Instructions for the task
Work through the data line by line, gathering every line that has the word "chart".

[Dataset records]
----------------
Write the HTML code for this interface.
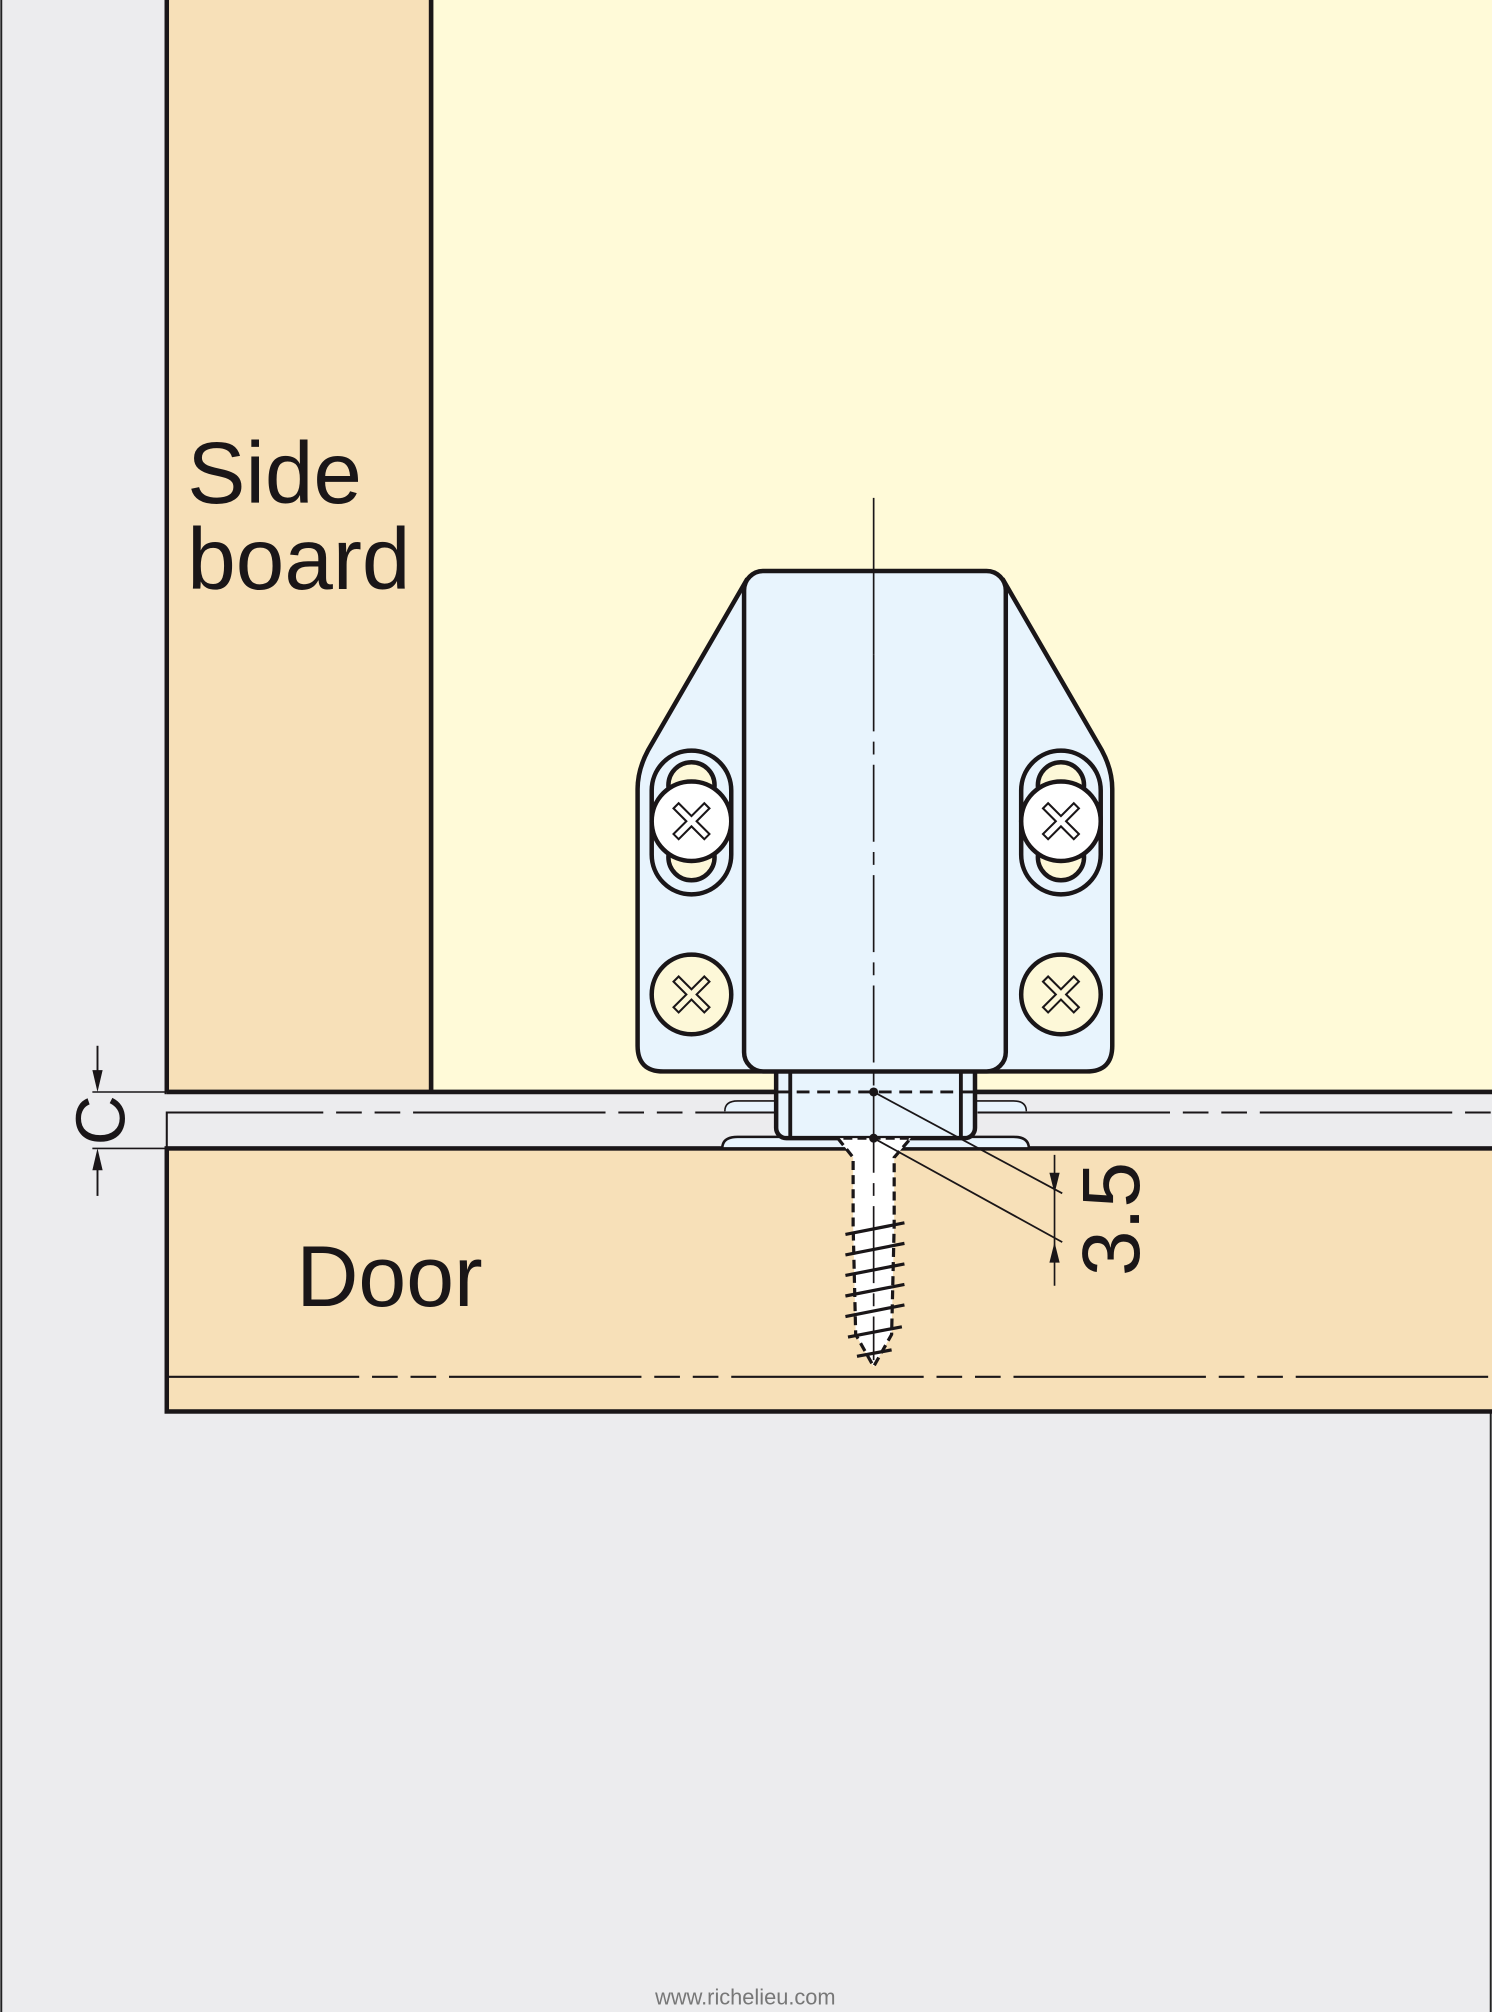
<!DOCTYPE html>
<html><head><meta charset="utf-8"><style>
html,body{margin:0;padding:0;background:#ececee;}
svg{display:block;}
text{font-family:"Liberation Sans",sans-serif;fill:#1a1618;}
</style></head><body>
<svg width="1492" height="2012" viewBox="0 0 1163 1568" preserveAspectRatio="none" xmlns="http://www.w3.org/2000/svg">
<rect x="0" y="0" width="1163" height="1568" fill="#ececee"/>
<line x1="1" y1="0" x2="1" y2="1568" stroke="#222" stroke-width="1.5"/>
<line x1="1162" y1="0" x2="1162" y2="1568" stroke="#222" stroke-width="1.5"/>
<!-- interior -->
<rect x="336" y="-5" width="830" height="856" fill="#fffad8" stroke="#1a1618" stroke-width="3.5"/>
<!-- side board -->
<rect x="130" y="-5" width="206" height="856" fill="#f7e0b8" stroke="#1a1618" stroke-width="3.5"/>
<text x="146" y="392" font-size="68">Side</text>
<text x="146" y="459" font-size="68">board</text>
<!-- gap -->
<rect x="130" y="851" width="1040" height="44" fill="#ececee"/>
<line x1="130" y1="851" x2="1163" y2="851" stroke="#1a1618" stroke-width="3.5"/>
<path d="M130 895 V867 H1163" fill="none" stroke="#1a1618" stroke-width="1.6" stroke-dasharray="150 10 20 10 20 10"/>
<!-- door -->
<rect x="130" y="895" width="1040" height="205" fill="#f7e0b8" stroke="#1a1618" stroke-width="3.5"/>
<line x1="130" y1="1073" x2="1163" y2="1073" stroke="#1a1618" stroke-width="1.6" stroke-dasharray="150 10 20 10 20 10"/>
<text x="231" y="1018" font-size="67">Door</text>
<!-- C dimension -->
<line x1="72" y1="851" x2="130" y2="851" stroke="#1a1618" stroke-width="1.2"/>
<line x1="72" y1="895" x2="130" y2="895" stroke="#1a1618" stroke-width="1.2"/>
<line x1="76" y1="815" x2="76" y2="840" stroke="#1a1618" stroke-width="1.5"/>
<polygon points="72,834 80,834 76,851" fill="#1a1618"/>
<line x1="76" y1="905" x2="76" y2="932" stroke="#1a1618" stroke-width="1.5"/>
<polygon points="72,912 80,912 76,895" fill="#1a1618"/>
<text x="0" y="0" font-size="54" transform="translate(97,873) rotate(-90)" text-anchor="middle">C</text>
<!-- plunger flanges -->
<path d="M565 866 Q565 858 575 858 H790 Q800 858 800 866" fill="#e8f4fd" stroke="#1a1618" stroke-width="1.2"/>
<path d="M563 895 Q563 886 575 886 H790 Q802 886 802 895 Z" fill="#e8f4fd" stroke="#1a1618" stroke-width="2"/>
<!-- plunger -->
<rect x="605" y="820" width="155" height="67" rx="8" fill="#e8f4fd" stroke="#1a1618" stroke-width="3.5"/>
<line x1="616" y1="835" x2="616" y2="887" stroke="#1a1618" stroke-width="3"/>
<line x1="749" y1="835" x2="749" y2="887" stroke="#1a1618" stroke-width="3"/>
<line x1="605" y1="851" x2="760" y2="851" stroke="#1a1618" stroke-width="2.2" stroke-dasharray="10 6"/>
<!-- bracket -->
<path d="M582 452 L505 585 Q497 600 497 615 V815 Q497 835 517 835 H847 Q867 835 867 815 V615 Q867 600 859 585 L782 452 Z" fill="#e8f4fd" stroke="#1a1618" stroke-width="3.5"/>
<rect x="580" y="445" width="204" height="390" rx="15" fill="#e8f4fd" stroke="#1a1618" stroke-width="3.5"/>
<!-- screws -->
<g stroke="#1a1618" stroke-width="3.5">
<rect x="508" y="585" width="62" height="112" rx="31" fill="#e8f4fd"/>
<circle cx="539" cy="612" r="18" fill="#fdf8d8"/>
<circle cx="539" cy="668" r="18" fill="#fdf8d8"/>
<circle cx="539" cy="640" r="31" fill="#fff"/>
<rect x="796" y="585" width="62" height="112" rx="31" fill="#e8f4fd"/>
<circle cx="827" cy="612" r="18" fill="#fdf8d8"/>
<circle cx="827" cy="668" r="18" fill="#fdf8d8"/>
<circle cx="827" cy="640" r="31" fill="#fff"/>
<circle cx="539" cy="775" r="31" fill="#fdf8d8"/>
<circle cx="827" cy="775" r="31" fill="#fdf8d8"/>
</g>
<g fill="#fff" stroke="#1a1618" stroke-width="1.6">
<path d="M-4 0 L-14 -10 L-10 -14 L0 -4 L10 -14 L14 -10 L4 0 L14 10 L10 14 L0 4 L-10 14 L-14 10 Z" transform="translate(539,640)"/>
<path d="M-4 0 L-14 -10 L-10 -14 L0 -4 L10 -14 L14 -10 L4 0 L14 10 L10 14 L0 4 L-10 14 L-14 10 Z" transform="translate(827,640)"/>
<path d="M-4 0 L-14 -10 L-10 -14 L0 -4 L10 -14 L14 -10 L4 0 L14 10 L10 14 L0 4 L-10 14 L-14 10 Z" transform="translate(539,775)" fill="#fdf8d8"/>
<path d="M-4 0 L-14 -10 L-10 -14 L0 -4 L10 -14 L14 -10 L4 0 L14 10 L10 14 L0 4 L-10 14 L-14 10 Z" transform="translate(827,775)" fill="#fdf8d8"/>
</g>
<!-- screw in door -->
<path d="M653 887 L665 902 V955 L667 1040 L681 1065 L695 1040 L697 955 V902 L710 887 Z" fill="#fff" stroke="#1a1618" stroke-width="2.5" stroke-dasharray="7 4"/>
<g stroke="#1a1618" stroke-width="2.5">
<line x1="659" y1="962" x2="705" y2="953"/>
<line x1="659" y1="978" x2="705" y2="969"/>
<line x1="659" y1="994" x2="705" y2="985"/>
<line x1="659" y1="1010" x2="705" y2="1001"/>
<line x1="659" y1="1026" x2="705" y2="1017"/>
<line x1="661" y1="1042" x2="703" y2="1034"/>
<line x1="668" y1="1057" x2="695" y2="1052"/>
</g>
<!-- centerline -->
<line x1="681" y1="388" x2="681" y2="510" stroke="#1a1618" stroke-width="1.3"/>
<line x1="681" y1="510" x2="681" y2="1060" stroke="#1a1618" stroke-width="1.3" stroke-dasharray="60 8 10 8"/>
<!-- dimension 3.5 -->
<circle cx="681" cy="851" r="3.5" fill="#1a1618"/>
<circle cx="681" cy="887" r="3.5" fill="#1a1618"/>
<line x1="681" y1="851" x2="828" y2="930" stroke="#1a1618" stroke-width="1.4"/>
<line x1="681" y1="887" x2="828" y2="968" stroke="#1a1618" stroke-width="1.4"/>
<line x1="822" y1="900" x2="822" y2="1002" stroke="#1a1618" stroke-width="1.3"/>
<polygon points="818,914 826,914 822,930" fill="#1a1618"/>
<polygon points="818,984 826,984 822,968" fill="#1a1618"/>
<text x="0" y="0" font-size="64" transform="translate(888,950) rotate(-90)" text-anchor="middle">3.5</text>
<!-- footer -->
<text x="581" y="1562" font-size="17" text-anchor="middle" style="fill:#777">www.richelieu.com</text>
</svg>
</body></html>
----------------
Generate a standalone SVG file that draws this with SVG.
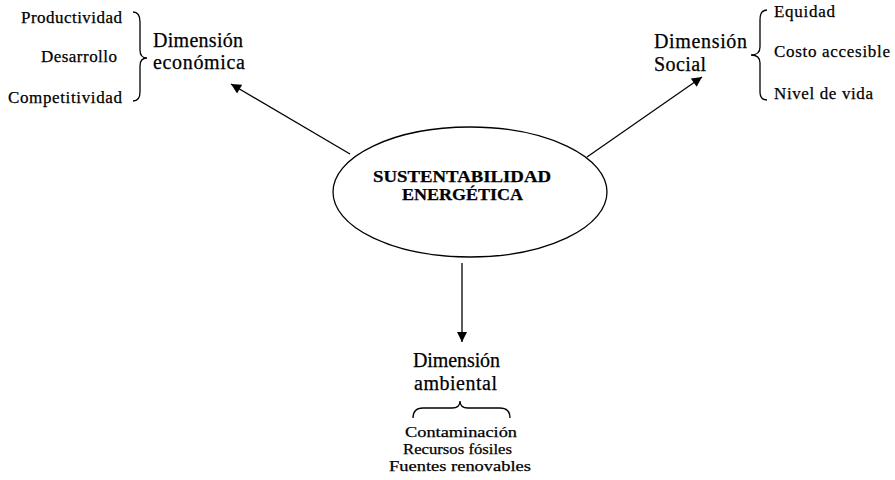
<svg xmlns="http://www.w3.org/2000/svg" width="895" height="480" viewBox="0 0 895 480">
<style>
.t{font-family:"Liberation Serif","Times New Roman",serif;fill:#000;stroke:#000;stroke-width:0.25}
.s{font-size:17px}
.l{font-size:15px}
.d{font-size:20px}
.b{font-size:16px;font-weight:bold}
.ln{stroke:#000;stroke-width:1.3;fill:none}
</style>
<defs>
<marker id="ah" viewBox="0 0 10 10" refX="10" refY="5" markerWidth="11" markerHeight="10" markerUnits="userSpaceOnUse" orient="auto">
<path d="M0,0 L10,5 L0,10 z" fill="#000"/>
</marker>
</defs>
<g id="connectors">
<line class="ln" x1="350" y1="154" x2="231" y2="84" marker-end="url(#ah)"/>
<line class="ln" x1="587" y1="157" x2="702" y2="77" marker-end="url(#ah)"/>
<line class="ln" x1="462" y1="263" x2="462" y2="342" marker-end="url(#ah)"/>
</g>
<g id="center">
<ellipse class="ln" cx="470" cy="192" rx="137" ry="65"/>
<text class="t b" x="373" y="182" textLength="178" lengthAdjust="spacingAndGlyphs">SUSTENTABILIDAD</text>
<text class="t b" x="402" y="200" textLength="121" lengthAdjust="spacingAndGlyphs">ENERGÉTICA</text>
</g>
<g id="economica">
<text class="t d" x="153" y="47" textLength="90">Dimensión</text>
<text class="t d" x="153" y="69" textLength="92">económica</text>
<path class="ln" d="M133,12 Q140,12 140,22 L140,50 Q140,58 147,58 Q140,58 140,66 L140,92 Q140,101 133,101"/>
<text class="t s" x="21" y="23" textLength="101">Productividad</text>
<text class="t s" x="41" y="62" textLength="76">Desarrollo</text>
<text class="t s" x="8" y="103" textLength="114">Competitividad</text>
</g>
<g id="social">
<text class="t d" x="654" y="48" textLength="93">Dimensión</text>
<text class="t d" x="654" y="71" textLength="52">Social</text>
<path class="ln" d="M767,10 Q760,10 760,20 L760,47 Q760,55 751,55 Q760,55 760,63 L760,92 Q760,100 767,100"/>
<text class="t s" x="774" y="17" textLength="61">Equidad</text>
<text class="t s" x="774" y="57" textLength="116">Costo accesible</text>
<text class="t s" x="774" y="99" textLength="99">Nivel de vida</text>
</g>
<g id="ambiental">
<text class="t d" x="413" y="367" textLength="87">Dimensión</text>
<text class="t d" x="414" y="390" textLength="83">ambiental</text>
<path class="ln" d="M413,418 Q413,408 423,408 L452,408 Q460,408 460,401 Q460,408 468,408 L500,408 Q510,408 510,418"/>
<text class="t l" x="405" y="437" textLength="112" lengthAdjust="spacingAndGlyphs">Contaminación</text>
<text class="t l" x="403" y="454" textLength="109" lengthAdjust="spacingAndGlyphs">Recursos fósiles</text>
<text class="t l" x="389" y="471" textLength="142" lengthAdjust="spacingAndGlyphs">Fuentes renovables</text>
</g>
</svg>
----------------
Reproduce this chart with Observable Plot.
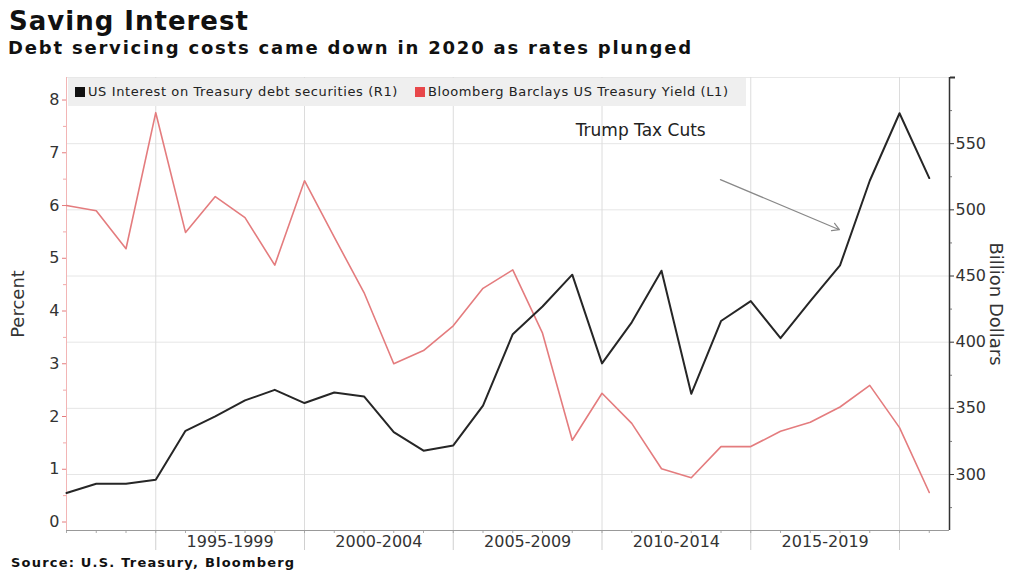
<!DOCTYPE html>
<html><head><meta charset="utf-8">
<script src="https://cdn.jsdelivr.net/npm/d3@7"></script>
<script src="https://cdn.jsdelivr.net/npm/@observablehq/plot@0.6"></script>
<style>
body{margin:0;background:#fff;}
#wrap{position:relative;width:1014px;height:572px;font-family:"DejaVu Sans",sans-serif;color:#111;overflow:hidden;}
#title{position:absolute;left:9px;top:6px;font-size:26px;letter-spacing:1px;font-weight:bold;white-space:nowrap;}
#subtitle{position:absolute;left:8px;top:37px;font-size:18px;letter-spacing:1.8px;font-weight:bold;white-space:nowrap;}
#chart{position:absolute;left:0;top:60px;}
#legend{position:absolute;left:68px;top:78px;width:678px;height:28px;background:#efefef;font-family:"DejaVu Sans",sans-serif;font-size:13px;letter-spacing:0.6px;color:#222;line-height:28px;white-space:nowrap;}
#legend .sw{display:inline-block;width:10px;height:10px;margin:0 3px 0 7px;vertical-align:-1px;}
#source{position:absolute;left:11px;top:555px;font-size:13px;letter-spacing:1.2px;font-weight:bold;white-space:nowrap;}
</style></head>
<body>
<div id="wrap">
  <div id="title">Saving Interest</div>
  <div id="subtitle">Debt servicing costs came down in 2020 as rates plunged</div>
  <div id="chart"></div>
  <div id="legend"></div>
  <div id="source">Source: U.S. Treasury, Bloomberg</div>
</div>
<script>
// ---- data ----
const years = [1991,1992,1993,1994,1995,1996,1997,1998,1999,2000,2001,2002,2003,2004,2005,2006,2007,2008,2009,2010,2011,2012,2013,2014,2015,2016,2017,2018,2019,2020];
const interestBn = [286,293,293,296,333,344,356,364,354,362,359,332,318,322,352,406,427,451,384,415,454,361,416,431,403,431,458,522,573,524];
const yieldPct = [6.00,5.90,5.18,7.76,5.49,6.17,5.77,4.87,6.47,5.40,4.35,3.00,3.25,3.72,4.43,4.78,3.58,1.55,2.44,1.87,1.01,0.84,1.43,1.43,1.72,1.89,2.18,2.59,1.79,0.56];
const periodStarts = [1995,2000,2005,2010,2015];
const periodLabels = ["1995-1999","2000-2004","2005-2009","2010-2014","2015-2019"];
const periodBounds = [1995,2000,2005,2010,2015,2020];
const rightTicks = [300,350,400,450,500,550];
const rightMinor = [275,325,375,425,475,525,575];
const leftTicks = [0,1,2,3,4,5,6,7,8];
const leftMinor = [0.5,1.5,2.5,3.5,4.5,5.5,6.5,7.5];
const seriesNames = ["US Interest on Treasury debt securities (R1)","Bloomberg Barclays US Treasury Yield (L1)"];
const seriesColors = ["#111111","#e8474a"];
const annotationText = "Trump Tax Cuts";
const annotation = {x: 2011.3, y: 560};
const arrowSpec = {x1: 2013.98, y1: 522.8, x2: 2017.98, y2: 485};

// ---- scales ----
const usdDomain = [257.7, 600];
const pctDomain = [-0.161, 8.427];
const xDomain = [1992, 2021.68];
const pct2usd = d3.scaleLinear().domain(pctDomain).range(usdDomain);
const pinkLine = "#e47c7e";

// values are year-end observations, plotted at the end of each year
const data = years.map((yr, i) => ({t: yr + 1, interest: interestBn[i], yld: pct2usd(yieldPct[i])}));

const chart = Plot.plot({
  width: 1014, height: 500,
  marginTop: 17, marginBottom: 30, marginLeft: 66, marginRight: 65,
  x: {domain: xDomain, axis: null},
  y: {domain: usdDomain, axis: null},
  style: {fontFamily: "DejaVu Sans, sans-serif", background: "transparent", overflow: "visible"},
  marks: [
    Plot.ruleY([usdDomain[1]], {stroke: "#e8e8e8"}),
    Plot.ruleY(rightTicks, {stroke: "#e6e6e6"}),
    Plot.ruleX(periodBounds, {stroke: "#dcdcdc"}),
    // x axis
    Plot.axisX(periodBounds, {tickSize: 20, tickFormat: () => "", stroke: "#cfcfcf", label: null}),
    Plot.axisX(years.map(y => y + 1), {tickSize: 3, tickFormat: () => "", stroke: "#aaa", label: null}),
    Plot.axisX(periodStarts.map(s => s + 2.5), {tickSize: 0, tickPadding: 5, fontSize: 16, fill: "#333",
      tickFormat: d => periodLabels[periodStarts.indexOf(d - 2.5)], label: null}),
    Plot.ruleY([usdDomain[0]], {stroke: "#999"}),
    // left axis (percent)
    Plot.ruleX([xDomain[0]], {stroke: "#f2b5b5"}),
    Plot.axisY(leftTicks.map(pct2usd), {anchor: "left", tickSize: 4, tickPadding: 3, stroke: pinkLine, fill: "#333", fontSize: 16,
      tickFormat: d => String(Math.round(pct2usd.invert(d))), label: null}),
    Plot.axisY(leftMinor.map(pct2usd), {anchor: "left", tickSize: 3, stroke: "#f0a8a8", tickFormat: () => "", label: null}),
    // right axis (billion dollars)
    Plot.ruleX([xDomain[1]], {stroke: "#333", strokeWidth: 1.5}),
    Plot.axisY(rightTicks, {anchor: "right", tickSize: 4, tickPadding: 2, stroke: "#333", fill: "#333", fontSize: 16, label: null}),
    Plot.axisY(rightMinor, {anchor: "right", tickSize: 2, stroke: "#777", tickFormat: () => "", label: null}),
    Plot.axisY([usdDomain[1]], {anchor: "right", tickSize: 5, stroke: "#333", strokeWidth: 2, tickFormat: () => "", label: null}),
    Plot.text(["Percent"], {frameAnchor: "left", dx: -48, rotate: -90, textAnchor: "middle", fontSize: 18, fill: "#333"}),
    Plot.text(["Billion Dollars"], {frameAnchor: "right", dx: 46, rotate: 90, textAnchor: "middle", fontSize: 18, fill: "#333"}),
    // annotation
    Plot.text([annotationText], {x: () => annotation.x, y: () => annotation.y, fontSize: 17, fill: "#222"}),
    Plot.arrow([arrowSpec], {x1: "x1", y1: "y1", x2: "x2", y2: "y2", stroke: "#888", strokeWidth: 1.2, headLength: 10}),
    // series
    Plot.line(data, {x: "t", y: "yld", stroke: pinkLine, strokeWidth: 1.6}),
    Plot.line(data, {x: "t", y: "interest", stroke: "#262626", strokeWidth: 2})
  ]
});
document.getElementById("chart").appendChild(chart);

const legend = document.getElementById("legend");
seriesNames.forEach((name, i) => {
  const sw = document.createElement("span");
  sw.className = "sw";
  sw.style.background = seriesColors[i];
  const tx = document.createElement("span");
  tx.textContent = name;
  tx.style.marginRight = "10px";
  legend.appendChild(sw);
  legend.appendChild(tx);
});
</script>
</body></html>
----------------
Solution for this exercise
Reproduce this chart with Observable Plot.
#chart{position:absolute;left:0;top:60px;}
  <div id="chart"></div>
const chart = Plot.plot({
document.getElementById("chart").appendChild(chart);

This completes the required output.